__Exercise__.
Your task is to copy every line of this material exactly.

── Data

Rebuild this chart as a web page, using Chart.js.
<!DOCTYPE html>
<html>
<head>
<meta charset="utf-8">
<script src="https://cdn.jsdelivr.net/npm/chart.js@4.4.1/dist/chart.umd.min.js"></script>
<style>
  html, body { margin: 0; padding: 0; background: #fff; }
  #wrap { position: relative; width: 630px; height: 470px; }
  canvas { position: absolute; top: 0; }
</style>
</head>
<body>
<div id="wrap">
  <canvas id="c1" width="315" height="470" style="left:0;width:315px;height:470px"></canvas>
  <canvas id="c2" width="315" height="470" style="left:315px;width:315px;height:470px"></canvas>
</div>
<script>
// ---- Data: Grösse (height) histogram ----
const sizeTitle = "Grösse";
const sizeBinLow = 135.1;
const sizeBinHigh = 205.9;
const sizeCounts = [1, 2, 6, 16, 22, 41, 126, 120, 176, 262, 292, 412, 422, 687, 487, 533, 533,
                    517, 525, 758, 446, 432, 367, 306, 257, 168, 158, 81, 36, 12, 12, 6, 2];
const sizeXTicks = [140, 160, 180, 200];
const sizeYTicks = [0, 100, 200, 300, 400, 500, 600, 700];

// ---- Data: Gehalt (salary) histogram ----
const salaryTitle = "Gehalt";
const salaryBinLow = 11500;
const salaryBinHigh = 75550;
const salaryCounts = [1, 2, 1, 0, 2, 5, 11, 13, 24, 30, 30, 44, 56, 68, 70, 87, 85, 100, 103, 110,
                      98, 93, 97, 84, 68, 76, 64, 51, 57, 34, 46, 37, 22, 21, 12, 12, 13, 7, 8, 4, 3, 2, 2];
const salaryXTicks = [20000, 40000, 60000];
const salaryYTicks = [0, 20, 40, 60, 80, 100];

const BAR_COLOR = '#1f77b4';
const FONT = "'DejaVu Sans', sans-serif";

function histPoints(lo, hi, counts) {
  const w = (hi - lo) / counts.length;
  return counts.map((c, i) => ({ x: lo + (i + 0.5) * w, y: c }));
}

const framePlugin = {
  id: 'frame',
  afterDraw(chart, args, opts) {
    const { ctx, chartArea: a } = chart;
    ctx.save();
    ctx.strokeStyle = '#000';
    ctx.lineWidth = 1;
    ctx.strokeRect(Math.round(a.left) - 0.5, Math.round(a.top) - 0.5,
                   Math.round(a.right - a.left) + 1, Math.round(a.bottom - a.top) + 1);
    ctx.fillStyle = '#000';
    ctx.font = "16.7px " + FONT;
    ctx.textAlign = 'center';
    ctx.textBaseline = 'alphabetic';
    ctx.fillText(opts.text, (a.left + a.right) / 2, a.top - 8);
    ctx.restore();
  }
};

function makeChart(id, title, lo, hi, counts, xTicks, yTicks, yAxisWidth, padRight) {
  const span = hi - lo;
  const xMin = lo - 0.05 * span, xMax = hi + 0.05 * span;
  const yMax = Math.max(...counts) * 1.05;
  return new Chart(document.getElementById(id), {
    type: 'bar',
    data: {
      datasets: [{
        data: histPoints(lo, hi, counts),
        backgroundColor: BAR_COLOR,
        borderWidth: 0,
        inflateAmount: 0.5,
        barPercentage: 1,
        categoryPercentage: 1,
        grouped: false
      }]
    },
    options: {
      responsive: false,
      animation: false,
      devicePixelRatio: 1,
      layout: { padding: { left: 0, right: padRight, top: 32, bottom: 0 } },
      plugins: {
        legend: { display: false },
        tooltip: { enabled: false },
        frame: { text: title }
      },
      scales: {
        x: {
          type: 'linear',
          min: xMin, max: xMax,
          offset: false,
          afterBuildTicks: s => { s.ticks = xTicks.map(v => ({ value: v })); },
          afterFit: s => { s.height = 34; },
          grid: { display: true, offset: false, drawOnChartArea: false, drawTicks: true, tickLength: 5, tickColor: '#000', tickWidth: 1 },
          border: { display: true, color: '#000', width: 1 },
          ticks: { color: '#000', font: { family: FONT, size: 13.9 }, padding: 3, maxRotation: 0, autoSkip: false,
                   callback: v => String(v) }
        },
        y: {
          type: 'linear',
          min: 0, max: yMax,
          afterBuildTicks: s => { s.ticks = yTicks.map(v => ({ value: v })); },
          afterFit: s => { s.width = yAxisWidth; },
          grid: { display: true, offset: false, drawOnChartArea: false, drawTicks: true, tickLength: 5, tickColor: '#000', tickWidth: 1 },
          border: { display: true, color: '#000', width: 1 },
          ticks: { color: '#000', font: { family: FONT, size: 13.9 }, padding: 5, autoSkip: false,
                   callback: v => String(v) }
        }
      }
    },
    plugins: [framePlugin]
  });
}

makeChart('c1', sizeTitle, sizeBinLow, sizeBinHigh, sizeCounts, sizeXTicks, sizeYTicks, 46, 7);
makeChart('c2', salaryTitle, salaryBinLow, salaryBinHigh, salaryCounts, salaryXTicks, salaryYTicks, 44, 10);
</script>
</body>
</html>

────

__The completed task__.
Rebuild this chart as a web page, using Chart.js.
<!DOCTYPE html>
<html>
<head>
<meta charset="utf-8">
<script src="https://cdn.jsdelivr.net/npm/chart.js@4.4.1/dist/chart.umd.min.js"></script>
<style>
  html, body { margin: 0; padding: 0; background: #fff; }
  #wrap { position: relative; width: 630px; height: 470px; }
  canvas { position: absolute; top: 0; }
</style>
</head>
<body>
<div id="wrap">
  <canvas id="c1" width="315" height="470" style="left:0;width:315px;height:470px"></canvas>
  <canvas id="c2" width="315" height="470" style="left:315px;width:315px;height:470px"></canvas>
</div>
<script>
// ---- Data: Grösse (height) histogram ----
const sizeTitle = "Grösse";
const sizeBinLow = 135.1;
const sizeBinHigh = 205.9;
const sizeCounts = [1, 2, 6, 16, 22, 41, 126, 120, 176, 262, 292, 412, 422, 687, 487, 533, 533,
                    517, 525, 758, 446, 432, 367, 306, 257, 168, 158, 81, 36, 12, 12, 6, 2];
const sizeXTicks = [140, 160, 180, 200];
const sizeYTicks = [0, 100, 200, 300, 400, 500, 600, 700];

// ---- Data: Gehalt (salary) histogram ----
const salaryTitle = "Gehalt";
const salaryBinLow = 11500;
const salaryBinHigh = 75550;
const salaryCounts = [1, 2, 1, 0, 2, 5, 11, 13, 24, 30, 30, 44, 56, 68, 70, 87, 85, 100, 103, 110,
                      98, 93, 97, 84, 68, 76, 64, 51, 57, 34, 46, 37, 22, 21, 12, 12, 13, 7, 8, 4, 3, 2, 2];
const salaryXTicks = [20000, 40000, 60000];
const salaryYTicks = [0, 20, 40, 60, 80, 100];

const BAR_COLOR = '#1f77b4';
const FONT = "'DejaVu Sans', sans-serif";

function histPoints(lo, hi, counts) {
  const w = (hi - lo) / counts.length;
  return counts.map((c, i) => ({ x: lo + (i + 0.5) * w, y: c }));
}

const framePlugin = {
  id: 'frame',
  afterDraw(chart, args, opts) {
    const { ctx, chartArea: a } = chart;
    ctx.save();
    ctx.strokeStyle = '#000';
    ctx.lineWidth = 1;
    ctx.strokeRect(Math.round(a.left) - 0.5, Math.round(a.top) - 0.5,
                   Math.round(a.right - a.left) + 1, Math.round(a.bottom - a.top) + 1);
    ctx.fillStyle = '#000';
    ctx.font = "16.7px " + FONT;
    ctx.textAlign = 'center';
    ctx.textBaseline = 'alphabetic';
    ctx.fillText(opts.text, (a.left + a.right) / 2, a.top - 8);
    ctx.restore();
  }
};

function makeChart(id, title, lo, hi, counts, xTicks, yTicks, yAxisWidth, padRight) {
  const span = hi - lo;
  const xMin = lo - 0.05 * span, xMax = hi + 0.05 * span;
  const yMax = Math.max(...counts) * 1.05;
  return new Chart(document.getElementById(id), {
    type: 'bar',
    data: {
      datasets: [{
        data: histPoints(lo, hi, counts),
        backgroundColor: BAR_COLOR,
        borderWidth: 0,
        inflateAmount: 0.5,
        barPercentage: 1,
        categoryPercentage: 1,
        grouped: false
      }]
    },
    options: {
      responsive: false,
      animation: false,
      devicePixelRatio: 1,
      layout: { padding: { left: 0, right: padRight, top: 32, bottom: 0 } },
      plugins: {
        legend: { display: false },
        tooltip: { enabled: false },
        frame: { text: title }
      },
      scales: {
        x: {
          type: 'linear',
          min: xMin, max: xMax,
          offset: false,
          afterBuildTicks: s => { s.ticks = xTicks.map(v => ({ value: v })); },
          afterFit: s => { s.height = 34; },
          grid: { display: true, offset: false, drawOnChartArea: false, drawTicks: true, tickLength: 5, tickColor: '#000', tickWidth: 1 },
          border: { display: true, color: '#000', width: 1 },
          ticks: { color: '#000', font: { family: FONT, size: 13.9 }, padding: 3, maxRotation: 0, autoSkip: false,
                   callback: v => String(v) }
        },
        y: {
          type: 'linear',
          min: 0, max: yMax,
          afterBuildTicks: s => { s.ticks = yTicks.map(v => ({ value: v })); },
          afterFit: s => { s.width = yAxisWidth; },
          grid: { display: true, offset: false, drawOnChartArea: false, drawTicks: true, tickLength: 5, tickColor: '#000', tickWidth: 1 },
          border: { display: true, color: '#000', width: 1 },
          ticks: { color: '#000', font: { family: FONT, size: 13.9 }, padding: 5, autoSkip: false,
                   callback: v => String(v) }
        }
      }
    },
    plugins: [framePlugin]
  });
}

makeChart('c1', sizeTitle, sizeBinLow, sizeBinHigh, sizeCounts, sizeXTicks, sizeYTicks, 46, 7);
makeChart('c2', salaryTitle, salaryBinLow, salaryBinHigh, salaryCounts, salaryXTicks, salaryYTicks, 44, 10);
</script>
</body>
</html>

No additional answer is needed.